I want to vent with your frustration about mounting optics low on an AR too. I went with the LT SPS mount. The lowest option I could find that also moved the scope forward. I didn't think rings would work for my eye relief.

http://m.laruetactical.com/larue-tactical-spr-s-mount-lt-158

Even with the Larue mount it's not near low enough. I added a stock pack riser to help my alignment too.

I can't believe they don't have a lower more compact mount out there that moves the optic forward just a hair. Seems to me it would be a good product request.

Anyways good luck on the yote hunting! The one above is from last week.
 
Another thing to check is to make sure your gas tube is NOT binding where it goes thru the upper. If it does bind there, when the gas tube starts to heat up from the hot gas it expands, and will put pressure on the barrel as it heats up. I make sure that my gas tube has plenty of room to pass thru the upper so this problem does not exist.
 
355sigfan is correct. You bridges the gap with your mount.
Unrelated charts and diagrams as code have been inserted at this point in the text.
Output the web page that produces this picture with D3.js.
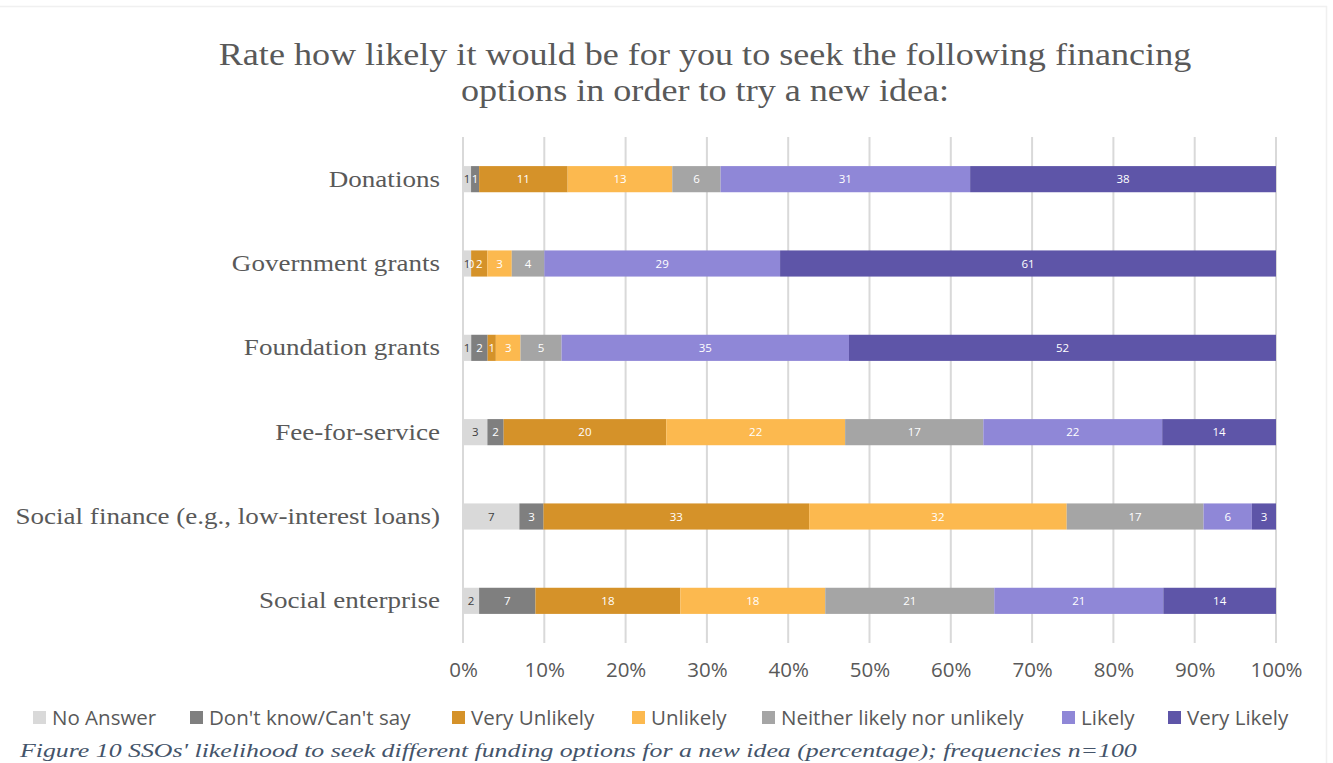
<!DOCTYPE html>
<html>
<head>
<meta charset="utf-8">
<script src="https://cdn.jsdelivr.net/npm/d3@7"></script>
<style>
  html, body { margin: 0; padding: 0; background: #fff; overflow: hidden; }
  svg { display: block; }
</style>
</head>
<body>
<svg id="chart" width="1333" height="763"></svg>
<script>
// Survey answers, percent of respondents per financing option
const categories = [
  "Donations",
  "Government grants",
  "Foundation grants",
  "Fee-for-service",
  "Social finance (e.g., low-interest loans)",
  "Social enterprise"
];
const seriesNames = [
  "No Answer",
  "Don't know/Can't say",
  "Very Unlikely",
  "Unlikely",
  "Neither likely nor unlikely",
  "Likely",
  "Very Likely"
];
const noAnswer   = [1, 1, 1, 3, 7, 2];
const dontKnow   = [1, 0, 2, 2, 3, 7];
const veryUnlik  = [11, 2, 1, 20, 33, 18];
const unlikely   = [13, 3, 3, 22, 32, 18];
const neither    = [6, 4, 5, 17, 17, 21];
const likely     = [31, 29, 35, 22, 6, 21];
const veryLikely = [38, 61, 52, 14, 3, 14];
const tickLabels = ["0%", "10%", "20%", "30%", "40%", "50%", "60%", "70%", "80%", "90%", "100%"];

const colors = ["#d9d9d9", "#7f7f7f", "#d59229", "#fcb94f", "#a5a5a5", "#8f87d7", "#5e55a8"];
const labelColors = ["#404040", "#ffffff", "#ffffff", "#ffffff", "#ffffff", "#ffffff", "#ffffff"];

const seriesValues = [noAnswer, dontKnow, veryUnlik, unlikely, neither, likely, veryLikely];
const rows = categories.map((c, i) => {
  const r = { category: c };
  seriesNames.forEach((s, j) => { r[s] = seriesValues[j][i]; });
  return r;
});

const stack = d3.stack().keys(seriesNames).offset(d3.stackOffsetExpand);
const layers = stack(rows);

const svg = d3.select("#chart");
const grey = "#595959";
const serif = "'Liberation Serif', serif";
const sans = "'Open Sans', sans-serif";
const serifStretch = 1.165; // widen the serif face horizontally

// frame lines of the surrounding page
svg.append("line").attr("x1", 0).attr("x2", 1327).attr("y1", 6.5).attr("y2", 6.5)
  .attr("stroke", "#f0f0f0").attr("stroke-width", 1.5);
svg.append("line").attr("x1", 1326.5).attr("x2", 1326.5).attr("y1", 6).attr("y2", 763)
  .attr("stroke", "#f0f0f0").attr("stroke-width", 1.5);

const x = d3.scaleLinear().domain([0, 1]).range([463, 1276]);
const y = d3.scaleBand().domain(categories).range([137, 643]).paddingInner(0.69).paddingOuter(0.345);

// title
const title = svg.append("g")
  .attr("transform", `translate(705,0) scale(${serifStretch},1)`)
  .append("text")
  .attr("text-anchor", "middle")
  .attr("font-family", serif)
  .attr("font-size", 31)
  .attr("fill", grey);
title.append("tspan").attr("x", 0).attr("y", 65)
  .text("Rate how likely it would be for you to seek the following financing");
title.append("tspan").attr("x", 0).attr("y", 101)
  .text("options in order to try a new idea:");

// vertical gridlines
svg.append("g")
  .selectAll("line")
  .data(d3.range(0, 1.0001, 0.1))
  .join("line")
  .attr("x1", d => x(d)).attr("x2", d => x(d))
  .attr("y1", 137).attr("y2", 643)
  .attr("stroke", "#d9d9d9").attr("stroke-width", 2);

// x axis tick labels
const xAxis = d3.axisBottom(x)
  .tickValues(d3.range(0, 1.0001, 0.1))
  .tickFormat((d, i) => tickLabels[i])
  .tickSize(0).tickPadding(0);
const gx = svg.append("g").attr("transform", "translate(0,662)").call(xAxis);
gx.select(".domain").remove();
gx.selectAll("text")
  .attr("font-family", sans)
  .attr("font-size", 20.5)
  .attr("fill", grey)
  .attr("dy", "0.71em");

// y axis category labels
const yAxis = d3.axisLeft(y).tickSize(0).tickPadding(0);
const gy = svg.append("g").attr("transform", `translate(440,0) scale(${serifStretch * 1.01},1)`).call(yAxis);
gy.select(".domain").remove();
gy.selectAll("text")
  .attr("font-family", serif)
  .attr("font-size", 23)
  .attr("fill", grey);

// stacked bars
const layerG = svg.append("g").selectAll("g")
  .data(layers)
  .join("g")
  .attr("fill", (d, i) => colors[i]);

layerG.selectAll("rect")
  .data(d => d)
  .join("rect")
  .attr("x", d => x(d[0]))
  .attr("width", d => x(d[1]) - x(d[0]))
  .attr("y", d => y(d.data.category))
  .attr("height", y.bandwidth());

// value labels
const labelG = svg.append("g").selectAll("g")
  .data(layers)
  .join("g")
  .attr("fill", (d, i) => labelColors[i]);

labelG.selectAll("text")
  .data(d => d.map(p => ({ p, key: d.key })))
  .join("text")
  .attr("x", d => (x(d.p[0]) + x(d.p[1])) / 2)
  .attr("y", d => y(d.p.data.category) + y.bandwidth() / 2)
  .attr("dy", "0.35em")
  .attr("text-anchor", "middle")
  .attr("font-family", sans)
  .attr("font-size", 11.5)
  .text(d => d.p.data[d.key]);

// legend
const legendX = [33, 190, 452, 632, 762, 1062, 1168];
const legend = svg.append("g").selectAll("g")
  .data(seriesNames)
  .join("g")
  .attr("transform", (d, i) => `translate(${legendX[i]},711)`);
legend.append("rect").attr("width", 13).attr("height", 13).attr("fill", (d, i) => colors[i]);
legend.append("text")
  .attr("x", 19).attr("y", 6.5).attr("dy", "0.35em")
  .attr("font-family", sans)
  .attr("font-size", 20.5)
  .attr("fill", grey)
  .text(d => d);

// figure caption along the lower edge
svg.append("g")
  .attr("transform", "translate(20,0) scale(1.36,1)")
  .append("text")
  .attr("x", 0).attr("y", 757)
  .attr("font-family", serif)
  .attr("font-style", "italic")
  .attr("font-size", 19)
  .attr("fill", "#44546a")
  .text("Figure 10 SSOs' likelihood to seek different funding options for a new idea (percentage); frequencies n=100");
</script>
</body>
</html>
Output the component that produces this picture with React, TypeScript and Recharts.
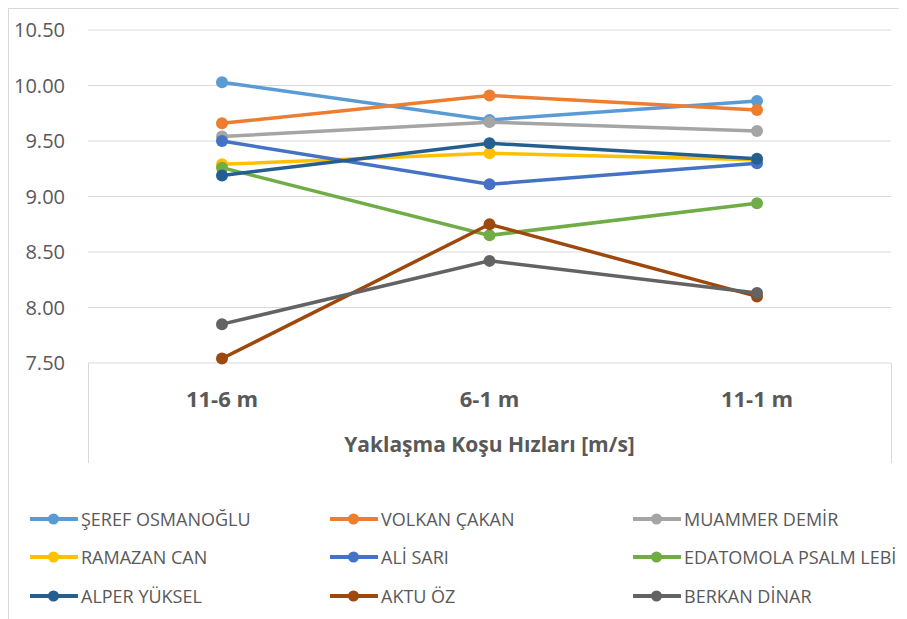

A very bad idea and I assume it's part of you problem


I haven't read all the posts, but the first BIG PROBLEM is your mount for your scope. I can not imagine how you can even see through it. Your cheek weld must be lined up with your eye socket. For me I need 1.5 inch from the top of the Picatinny rail to the middle of the scope rings. Your rings are made to be used on a bolt action rifle where the stock drops down to fit your shoulder. The AR 15s stock comes straight out from just below the charging handle so to get a good cheek weld you have to move the scope UP. This means new rings.

The second problem with your poi shifting as you shoot is usually caused because the barrel is too thin. A heavy barrel that is Fluted does not heat up as fast and the Fluting helps to dissipate heat and saves some weight.

Take a close look at mine which is set up pretty good. It has a Colt lower with a Geissele SSA-E trigger. The upper is a WOA 18" Varmint upper with a 1 in 7" twist and is Fluted. I have a Bushnell AR/223 scope with 4.5-18x44mm zoom with tactical turrets which are very repeatable. The scope mounts are Warne QD ULTRA HIGH ALUMINUM rings. They are very strong and light.

PS: The scope is not bent the photo is distorted.